Fue siempre la mujer, en la mayoría de los casos, la encargada de sembrar y de cosechar, de recolectar frutos, de buscar leña para el fuego y de preparar la comida. El jesuita Felipe Salvador Gilij, estudioso de las culturas indígenas del Orinoco, escribe que “a las mujeres les corresponde sembrar el maíz. Pero para sembrarlo no se cava antes el terreno ni con azadas ni con arado. Hace las veces de una cosa y otra con un largo palo, con el que hacen de vez en cuando pequeños agujeros, dispuestos de ordinario en filas, separadas las unas de las otras como tres palmos. Otra mujer entretanto mete en cada agujero cuatro o cinco semillas de maíz y las cubre con el pié… sembrar, limpiar, recoger y almacenar, corresponde a las mujeres”.

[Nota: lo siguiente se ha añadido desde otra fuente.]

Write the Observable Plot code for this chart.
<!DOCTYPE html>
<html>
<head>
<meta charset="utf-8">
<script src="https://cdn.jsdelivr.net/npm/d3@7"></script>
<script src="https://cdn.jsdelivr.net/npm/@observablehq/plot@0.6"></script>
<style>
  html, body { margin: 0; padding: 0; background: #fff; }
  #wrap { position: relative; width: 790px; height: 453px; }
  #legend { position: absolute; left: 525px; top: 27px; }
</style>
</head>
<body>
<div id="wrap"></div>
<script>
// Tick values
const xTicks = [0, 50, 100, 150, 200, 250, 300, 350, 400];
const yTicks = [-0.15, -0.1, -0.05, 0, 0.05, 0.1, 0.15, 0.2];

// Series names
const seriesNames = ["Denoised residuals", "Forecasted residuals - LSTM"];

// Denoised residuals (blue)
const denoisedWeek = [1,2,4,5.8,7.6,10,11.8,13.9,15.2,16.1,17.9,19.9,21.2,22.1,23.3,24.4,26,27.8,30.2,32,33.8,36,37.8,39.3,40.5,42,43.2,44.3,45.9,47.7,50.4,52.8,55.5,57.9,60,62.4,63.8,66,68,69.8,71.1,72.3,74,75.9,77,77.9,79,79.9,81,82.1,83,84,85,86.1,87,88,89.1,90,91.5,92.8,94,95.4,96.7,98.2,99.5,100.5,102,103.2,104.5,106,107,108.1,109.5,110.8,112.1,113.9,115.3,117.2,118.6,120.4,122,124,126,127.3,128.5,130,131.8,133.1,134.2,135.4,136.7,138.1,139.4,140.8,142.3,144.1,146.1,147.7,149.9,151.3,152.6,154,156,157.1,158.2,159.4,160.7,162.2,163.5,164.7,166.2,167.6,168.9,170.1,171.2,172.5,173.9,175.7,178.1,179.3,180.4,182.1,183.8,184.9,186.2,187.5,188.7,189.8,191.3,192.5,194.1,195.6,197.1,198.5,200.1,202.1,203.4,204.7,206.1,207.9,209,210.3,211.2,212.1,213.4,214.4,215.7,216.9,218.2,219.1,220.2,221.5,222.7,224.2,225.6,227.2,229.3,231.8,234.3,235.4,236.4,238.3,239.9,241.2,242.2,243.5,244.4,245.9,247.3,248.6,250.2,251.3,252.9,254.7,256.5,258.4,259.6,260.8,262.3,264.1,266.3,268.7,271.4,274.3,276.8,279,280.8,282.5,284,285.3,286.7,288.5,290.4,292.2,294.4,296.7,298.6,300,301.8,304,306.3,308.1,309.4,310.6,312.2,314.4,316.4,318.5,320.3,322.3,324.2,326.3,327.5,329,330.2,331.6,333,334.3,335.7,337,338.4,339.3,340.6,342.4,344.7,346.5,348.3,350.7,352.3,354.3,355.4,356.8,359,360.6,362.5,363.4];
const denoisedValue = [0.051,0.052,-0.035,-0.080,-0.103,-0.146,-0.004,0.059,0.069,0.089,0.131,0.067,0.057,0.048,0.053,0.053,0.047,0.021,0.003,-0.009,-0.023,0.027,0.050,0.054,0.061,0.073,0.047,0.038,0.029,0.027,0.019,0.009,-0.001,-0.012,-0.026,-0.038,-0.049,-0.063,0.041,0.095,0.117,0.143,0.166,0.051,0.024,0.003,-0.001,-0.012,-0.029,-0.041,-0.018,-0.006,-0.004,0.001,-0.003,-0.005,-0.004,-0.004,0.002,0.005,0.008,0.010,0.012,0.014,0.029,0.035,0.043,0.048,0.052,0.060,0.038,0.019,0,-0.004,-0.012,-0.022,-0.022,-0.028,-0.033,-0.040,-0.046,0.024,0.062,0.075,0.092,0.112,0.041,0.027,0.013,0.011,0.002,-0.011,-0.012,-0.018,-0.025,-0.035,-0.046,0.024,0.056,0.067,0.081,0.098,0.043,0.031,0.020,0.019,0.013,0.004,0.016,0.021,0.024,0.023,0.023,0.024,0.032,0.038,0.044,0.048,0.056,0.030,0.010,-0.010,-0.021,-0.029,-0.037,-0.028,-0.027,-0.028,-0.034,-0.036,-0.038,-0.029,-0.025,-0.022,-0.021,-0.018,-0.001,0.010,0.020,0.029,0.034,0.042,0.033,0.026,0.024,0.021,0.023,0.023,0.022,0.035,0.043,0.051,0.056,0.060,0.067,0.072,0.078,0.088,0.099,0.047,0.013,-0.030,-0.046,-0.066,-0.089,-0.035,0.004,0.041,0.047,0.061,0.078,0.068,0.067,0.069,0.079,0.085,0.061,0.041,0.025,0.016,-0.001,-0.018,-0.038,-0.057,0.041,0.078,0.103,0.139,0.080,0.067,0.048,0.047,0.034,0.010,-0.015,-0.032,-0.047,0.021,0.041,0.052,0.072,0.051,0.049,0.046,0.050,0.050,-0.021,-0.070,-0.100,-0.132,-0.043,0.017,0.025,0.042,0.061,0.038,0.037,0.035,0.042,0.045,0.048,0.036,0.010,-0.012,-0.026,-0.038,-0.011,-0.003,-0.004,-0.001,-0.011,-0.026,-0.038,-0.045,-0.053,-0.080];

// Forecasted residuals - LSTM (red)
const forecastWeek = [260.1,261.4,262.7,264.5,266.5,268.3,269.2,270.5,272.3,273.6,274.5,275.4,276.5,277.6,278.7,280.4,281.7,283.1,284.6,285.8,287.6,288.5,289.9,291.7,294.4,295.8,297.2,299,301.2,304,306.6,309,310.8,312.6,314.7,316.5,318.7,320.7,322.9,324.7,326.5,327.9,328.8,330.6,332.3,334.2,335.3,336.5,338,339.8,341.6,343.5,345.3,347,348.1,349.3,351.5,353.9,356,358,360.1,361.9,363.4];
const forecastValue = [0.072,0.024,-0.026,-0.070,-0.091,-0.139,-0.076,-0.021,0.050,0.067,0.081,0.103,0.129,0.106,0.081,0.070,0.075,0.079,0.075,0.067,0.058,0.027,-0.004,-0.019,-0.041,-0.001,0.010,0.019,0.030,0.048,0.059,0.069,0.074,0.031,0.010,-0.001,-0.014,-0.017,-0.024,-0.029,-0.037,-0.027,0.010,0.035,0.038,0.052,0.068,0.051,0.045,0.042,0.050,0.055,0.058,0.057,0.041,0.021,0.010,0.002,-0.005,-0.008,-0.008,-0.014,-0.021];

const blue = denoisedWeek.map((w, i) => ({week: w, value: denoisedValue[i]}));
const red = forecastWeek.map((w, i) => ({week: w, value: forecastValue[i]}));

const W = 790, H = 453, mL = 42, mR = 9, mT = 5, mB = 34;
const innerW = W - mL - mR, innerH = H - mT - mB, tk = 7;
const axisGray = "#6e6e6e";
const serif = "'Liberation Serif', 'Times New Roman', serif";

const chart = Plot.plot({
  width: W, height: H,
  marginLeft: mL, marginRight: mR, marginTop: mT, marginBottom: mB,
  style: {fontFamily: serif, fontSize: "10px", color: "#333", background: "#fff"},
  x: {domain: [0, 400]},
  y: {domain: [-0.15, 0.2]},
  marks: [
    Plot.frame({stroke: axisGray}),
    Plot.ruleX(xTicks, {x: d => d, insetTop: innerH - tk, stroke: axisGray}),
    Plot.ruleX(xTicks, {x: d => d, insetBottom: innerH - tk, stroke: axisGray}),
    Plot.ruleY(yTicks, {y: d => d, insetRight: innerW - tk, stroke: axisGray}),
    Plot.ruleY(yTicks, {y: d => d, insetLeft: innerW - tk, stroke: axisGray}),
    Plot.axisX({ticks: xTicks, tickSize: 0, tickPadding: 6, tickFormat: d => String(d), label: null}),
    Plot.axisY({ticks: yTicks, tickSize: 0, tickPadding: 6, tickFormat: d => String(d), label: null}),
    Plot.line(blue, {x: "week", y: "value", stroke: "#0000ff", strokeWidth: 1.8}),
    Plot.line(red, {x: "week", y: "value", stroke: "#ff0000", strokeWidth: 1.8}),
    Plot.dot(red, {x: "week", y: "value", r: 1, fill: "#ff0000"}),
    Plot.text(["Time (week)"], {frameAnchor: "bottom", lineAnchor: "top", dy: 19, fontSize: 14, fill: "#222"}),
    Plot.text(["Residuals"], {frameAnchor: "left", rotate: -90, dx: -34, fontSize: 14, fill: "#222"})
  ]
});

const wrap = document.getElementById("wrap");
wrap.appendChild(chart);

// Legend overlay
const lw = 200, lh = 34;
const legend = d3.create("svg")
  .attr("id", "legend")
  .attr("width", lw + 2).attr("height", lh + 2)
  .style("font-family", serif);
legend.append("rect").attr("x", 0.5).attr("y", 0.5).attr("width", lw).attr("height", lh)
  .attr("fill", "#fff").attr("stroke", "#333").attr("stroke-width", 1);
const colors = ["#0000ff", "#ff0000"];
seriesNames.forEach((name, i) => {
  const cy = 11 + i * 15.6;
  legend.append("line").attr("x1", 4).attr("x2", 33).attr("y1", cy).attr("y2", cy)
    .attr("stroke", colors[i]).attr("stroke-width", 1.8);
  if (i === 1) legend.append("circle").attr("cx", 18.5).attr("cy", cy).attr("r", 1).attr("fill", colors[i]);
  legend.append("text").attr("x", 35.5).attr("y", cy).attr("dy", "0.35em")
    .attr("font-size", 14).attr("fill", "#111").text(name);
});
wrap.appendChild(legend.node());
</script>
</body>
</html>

Con el tiempo y luego de la llegada de los hispanos las actividades de labranza realizadas por la mujer indígena fueron desapareciendo, no así su activa presencia en las labores domésticas que se incrementaron con la llegada de un nuevo contingente que alimentar, con otros gustos y costumbres, donde a pesar de los nuevos ingredientes y maneras de cocinar que se incorporaron al nuevo régimen alimentario que se creo con la conquista y colonia, se preservaron las costumbres ancestrales. Las cocineras indígenas fueron las portadoras de la aculturación alimentaria que se inició con la conquista.
Estamos en deuda con esas cocineras indígenas. Ellas fueron las primeras señoras de los aliños de nuestra historia.